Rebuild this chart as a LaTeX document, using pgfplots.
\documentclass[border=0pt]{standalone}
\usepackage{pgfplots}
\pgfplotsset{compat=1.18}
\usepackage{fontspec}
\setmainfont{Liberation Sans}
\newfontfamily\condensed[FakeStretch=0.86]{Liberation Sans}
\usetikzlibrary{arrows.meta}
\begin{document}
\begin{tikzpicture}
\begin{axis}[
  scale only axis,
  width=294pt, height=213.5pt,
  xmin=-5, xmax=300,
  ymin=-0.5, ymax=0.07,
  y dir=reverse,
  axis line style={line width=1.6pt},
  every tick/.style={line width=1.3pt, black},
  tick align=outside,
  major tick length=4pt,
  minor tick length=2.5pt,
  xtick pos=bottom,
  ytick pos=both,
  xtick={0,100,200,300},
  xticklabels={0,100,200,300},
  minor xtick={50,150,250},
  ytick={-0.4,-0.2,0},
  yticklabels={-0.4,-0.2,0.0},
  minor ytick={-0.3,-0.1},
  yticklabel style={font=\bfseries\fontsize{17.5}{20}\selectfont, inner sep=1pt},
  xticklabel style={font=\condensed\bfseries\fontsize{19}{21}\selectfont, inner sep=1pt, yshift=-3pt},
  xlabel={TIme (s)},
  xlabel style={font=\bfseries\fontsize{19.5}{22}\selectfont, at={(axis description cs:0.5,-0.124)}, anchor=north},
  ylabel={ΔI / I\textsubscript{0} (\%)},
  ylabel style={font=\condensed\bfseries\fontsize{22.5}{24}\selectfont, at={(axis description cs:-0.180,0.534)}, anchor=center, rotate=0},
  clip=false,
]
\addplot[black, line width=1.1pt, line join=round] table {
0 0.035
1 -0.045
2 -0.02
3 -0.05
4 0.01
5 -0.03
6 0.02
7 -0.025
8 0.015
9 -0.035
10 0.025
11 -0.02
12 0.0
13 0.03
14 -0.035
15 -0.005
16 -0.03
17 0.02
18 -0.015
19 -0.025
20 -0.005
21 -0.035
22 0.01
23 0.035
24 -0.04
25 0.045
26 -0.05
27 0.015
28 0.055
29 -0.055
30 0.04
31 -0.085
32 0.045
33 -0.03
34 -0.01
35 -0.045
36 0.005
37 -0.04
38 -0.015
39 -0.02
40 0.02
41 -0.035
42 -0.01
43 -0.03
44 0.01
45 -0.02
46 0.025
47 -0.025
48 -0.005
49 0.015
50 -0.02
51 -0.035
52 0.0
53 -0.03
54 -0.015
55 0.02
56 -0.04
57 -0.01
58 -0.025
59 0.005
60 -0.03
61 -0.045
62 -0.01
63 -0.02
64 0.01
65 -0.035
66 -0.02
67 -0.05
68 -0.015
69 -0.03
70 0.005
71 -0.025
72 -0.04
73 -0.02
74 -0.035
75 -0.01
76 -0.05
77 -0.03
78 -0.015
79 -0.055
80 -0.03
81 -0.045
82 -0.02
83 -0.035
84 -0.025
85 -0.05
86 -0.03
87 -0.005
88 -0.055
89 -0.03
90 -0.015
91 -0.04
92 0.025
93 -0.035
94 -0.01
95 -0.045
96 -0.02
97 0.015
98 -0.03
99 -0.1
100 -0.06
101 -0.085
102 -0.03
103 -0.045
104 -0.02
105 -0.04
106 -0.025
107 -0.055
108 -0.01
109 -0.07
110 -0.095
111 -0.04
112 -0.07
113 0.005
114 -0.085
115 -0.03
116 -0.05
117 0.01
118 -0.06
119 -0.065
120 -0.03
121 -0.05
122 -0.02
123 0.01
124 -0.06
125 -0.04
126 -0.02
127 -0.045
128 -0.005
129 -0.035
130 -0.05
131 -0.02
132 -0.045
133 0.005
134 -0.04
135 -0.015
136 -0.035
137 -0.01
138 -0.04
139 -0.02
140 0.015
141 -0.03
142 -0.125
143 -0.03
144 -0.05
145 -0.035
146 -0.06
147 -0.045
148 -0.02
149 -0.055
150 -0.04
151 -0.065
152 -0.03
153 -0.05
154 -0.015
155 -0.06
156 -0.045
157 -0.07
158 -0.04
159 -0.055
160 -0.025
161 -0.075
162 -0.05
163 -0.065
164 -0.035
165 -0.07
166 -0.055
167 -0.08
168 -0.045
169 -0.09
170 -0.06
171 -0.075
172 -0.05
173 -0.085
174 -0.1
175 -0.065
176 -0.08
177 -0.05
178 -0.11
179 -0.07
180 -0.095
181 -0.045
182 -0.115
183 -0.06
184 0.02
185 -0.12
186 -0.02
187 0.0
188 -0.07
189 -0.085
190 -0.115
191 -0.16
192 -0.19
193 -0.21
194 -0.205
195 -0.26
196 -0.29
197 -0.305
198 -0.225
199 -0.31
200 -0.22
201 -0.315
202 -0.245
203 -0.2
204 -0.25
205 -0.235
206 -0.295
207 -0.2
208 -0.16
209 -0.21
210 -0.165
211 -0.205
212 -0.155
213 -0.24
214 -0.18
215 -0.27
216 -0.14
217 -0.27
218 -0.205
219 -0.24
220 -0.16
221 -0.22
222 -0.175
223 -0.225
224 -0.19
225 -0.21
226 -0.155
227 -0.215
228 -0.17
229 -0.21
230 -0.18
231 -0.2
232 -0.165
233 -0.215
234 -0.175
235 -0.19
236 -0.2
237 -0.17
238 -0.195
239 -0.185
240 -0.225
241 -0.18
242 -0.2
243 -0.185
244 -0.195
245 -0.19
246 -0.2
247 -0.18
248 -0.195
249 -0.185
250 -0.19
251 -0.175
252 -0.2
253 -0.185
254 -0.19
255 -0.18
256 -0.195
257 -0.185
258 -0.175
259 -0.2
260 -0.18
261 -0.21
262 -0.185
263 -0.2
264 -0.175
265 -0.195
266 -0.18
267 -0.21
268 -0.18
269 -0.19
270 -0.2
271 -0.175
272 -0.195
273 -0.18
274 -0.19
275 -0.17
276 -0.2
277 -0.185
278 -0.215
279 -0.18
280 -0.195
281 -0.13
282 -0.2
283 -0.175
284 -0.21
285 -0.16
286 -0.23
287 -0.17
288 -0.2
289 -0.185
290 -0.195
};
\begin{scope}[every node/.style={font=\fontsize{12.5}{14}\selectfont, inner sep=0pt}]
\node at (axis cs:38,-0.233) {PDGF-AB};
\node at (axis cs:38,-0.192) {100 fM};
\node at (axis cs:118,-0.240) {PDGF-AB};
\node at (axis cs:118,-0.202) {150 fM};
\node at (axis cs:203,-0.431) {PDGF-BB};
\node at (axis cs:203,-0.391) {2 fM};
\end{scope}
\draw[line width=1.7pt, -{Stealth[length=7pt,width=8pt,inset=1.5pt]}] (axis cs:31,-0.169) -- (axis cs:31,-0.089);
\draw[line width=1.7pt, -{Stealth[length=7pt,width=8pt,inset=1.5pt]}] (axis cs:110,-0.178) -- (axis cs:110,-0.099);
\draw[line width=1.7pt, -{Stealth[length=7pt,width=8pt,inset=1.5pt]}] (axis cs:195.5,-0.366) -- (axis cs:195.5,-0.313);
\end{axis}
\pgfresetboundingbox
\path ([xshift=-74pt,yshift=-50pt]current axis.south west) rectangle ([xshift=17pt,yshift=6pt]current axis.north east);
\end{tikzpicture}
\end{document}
----------
Return the listing above in its exact form.

Rebuild this chart as a LaTeX document, using pgfplots.
\documentclass[border=0pt]{standalone}
\usepackage{pgfplots}
\pgfplotsset{compat=1.18}
\usepackage{fontspec}
\setmainfont{Liberation Sans}
\newfontfamily\condensed[FakeStretch=0.86]{Liberation Sans}
\usetikzlibrary{arrows.meta}
\begin{document}
\begin{tikzpicture}
\begin{axis}[
  scale only axis,
  width=294pt, height=213.5pt,
  xmin=-5, xmax=300,
  ymin=-0.5, ymax=0.07,
  y dir=reverse,
  axis line style={line width=1.6pt},
  every tick/.style={line width=1.3pt, black},
  tick align=outside,
  major tick length=4pt,
  minor tick length=2.5pt,
  xtick pos=bottom,
  ytick pos=both,
  xtick={0,100,200,300},
  xticklabels={0,100,200,300},
  minor xtick={50,150,250},
  ytick={-0.4,-0.2,0},
  yticklabels={-0.4,-0.2,0.0},
  minor ytick={-0.3,-0.1},
  yticklabel style={font=\bfseries\fontsize{17.5}{20}\selectfont, inner sep=1pt},
  xticklabel style={font=\condensed\bfseries\fontsize{19}{21}\selectfont, inner sep=1pt, yshift=-3pt},
  xlabel={TIme (s)},
  xlabel style={font=\bfseries\fontsize{19.5}{22}\selectfont, at={(axis description cs:0.5,-0.124)}, anchor=north},
  ylabel={ΔI / I\textsubscript{0} (\%)},
  ylabel style={font=\condensed\bfseries\fontsize{22.5}{24}\selectfont, at={(axis description cs:-0.180,0.534)}, anchor=center, rotate=0},
  clip=false,
]
\addplot[black, line width=1.1pt, line join=round] table {
0 0.035
1 -0.045
2 -0.02
3 -0.05
4 0.01
5 -0.03
6 0.02
7 -0.025
8 0.015
9 -0.035
10 0.025
11 -0.02
12 0.0
13 0.03
14 -0.035
15 -0.005
16 -0.03
17 0.02
18 -0.015
19 -0.025
20 -0.005
21 -0.035
22 0.01
23 0.035
24 -0.04
25 0.045
26 -0.05
27 0.015
28 0.055
29 -0.055
30 0.04
31 -0.085
32 0.045
33 -0.03
34 -0.01
35 -0.045
36 0.005
37 -0.04
38 -0.015
39 -0.02
40 0.02
41 -0.035
42 -0.01
43 -0.03
44 0.01
45 -0.02
46 0.025
47 -0.025
48 -0.005
49 0.015
50 -0.02
51 -0.035
52 0.0
53 -0.03
54 -0.015
55 0.02
56 -0.04
57 -0.01
58 -0.025
59 0.005
60 -0.03
61 -0.045
62 -0.01
63 -0.02
64 0.01
65 -0.035
66 -0.02
67 -0.05
68 -0.015
69 -0.03
70 0.005
71 -0.025
72 -0.04
73 -0.02
74 -0.035
75 -0.01
76 -0.05
77 -0.03
78 -0.015
79 -0.055
80 -0.03
81 -0.045
82 -0.02
83 -0.035
84 -0.025
85 -0.05
86 -0.03
87 -0.005
88 -0.055
89 -0.03
90 -0.015
91 -0.04
92 0.025
93 -0.035
94 -0.01
95 -0.045
96 -0.02
97 0.015
98 -0.03
99 -0.1
100 -0.06
101 -0.085
102 -0.03
103 -0.045
104 -0.02
105 -0.04
106 -0.025
107 -0.055
108 -0.01
109 -0.07
110 -0.095
111 -0.04
112 -0.07
113 0.005
114 -0.085
115 -0.03
116 -0.05
117 0.01
118 -0.06
119 -0.065
120 -0.03
121 -0.05
122 -0.02
123 0.01
124 -0.06
125 -0.04
126 -0.02
127 -0.045
128 -0.005
129 -0.035
130 -0.05
131 -0.02
132 -0.045
133 0.005
134 -0.04
135 -0.015
136 -0.035
137 -0.01
138 -0.04
139 -0.02
140 0.015
141 -0.03
142 -0.125
143 -0.03
144 -0.05
145 -0.035
146 -0.06
147 -0.045
148 -0.02
149 -0.055
150 -0.04
151 -0.065
152 -0.03
153 -0.05
154 -0.015
155 -0.06
156 -0.045
157 -0.07
158 -0.04
159 -0.055
160 -0.025
161 -0.075
162 -0.05
163 -0.065
164 -0.035
165 -0.07
166 -0.055
167 -0.08
168 -0.045
169 -0.09
170 -0.06
171 -0.075
172 -0.05
173 -0.085
174 -0.1
175 -0.065
176 -0.08
177 -0.05
178 -0.11
179 -0.07
180 -0.095
181 -0.045
182 -0.115
183 -0.06
184 0.02
185 -0.12
186 -0.02
187 0.0
188 -0.07
189 -0.085
190 -0.115
191 -0.16
192 -0.19
193 -0.21
194 -0.205
195 -0.26
196 -0.29
197 -0.305
198 -0.225
199 -0.31
200 -0.22
201 -0.315
202 -0.245
203 -0.2
204 -0.25
205 -0.235
206 -0.295
207 -0.2
208 -0.16
209 -0.21
210 -0.165
211 -0.205
212 -0.155
213 -0.24
214 -0.18
215 -0.27
216 -0.14
217 -0.27
218 -0.205
219 -0.24
220 -0.16
221 -0.22
222 -0.175
223 -0.225
224 -0.19
225 -0.21
226 -0.155
227 -0.215
228 -0.17
229 -0.21
230 -0.18
231 -0.2
232 -0.165
233 -0.215
234 -0.175
235 -0.19
236 -0.2
237 -0.17
238 -0.195
239 -0.185
240 -0.225
241 -0.18
242 -0.2
243 -0.185
244 -0.195
245 -0.19
246 -0.2
247 -0.18
248 -0.195
249 -0.185
250 -0.19
251 -0.175
252 -0.2
253 -0.185
254 -0.19
255 -0.18
256 -0.195
257 -0.185
258 -0.175
259 -0.2
260 -0.18
261 -0.21
262 -0.185
263 -0.2
264 -0.175
265 -0.195
266 -0.18
267 -0.21
268 -0.18
269 -0.19
270 -0.2
271 -0.175
272 -0.195
273 -0.18
274 -0.19
275 -0.17
276 -0.2
277 -0.185
278 -0.215
279 -0.18
280 -0.195
281 -0.13
282 -0.2
283 -0.175
284 -0.21
285 -0.16
286 -0.23
287 -0.17
288 -0.2
289 -0.185
290 -0.195
};
\begin{scope}[every node/.style={font=\fontsize{12.5}{14}\selectfont, inner sep=0pt}]
\node at (axis cs:38,-0.233) {PDGF-AB};
\node at (axis cs:38,-0.192) {100 fM};
\node at (axis cs:118,-0.240) {PDGF-AB};
\node at (axis cs:118,-0.202) {150 fM};
\node at (axis cs:203,-0.431) {PDGF-BB};
\node at (axis cs:203,-0.391) {2 fM};
\end{scope}
\draw[line width=1.7pt, -{Stealth[length=7pt,width=8pt,inset=1.5pt]}] (axis cs:31,-0.169) -- (axis cs:31,-0.089);
\draw[line width=1.7pt, -{Stealth[length=7pt,width=8pt,inset=1.5pt]}] (axis cs:110,-0.178) -- (axis cs:110,-0.099);
\draw[line width=1.7pt, -{Stealth[length=7pt,width=8pt,inset=1.5pt]}] (axis cs:195.5,-0.366) -- (axis cs:195.5,-0.313);
\end{axis}
\pgfresetboundingbox
\path ([xshift=-74pt,yshift=-50pt]current axis.south west) rectangle ([xshift=17pt,yshift=6pt]current axis.north east);
\end{tikzpicture}
\end{document}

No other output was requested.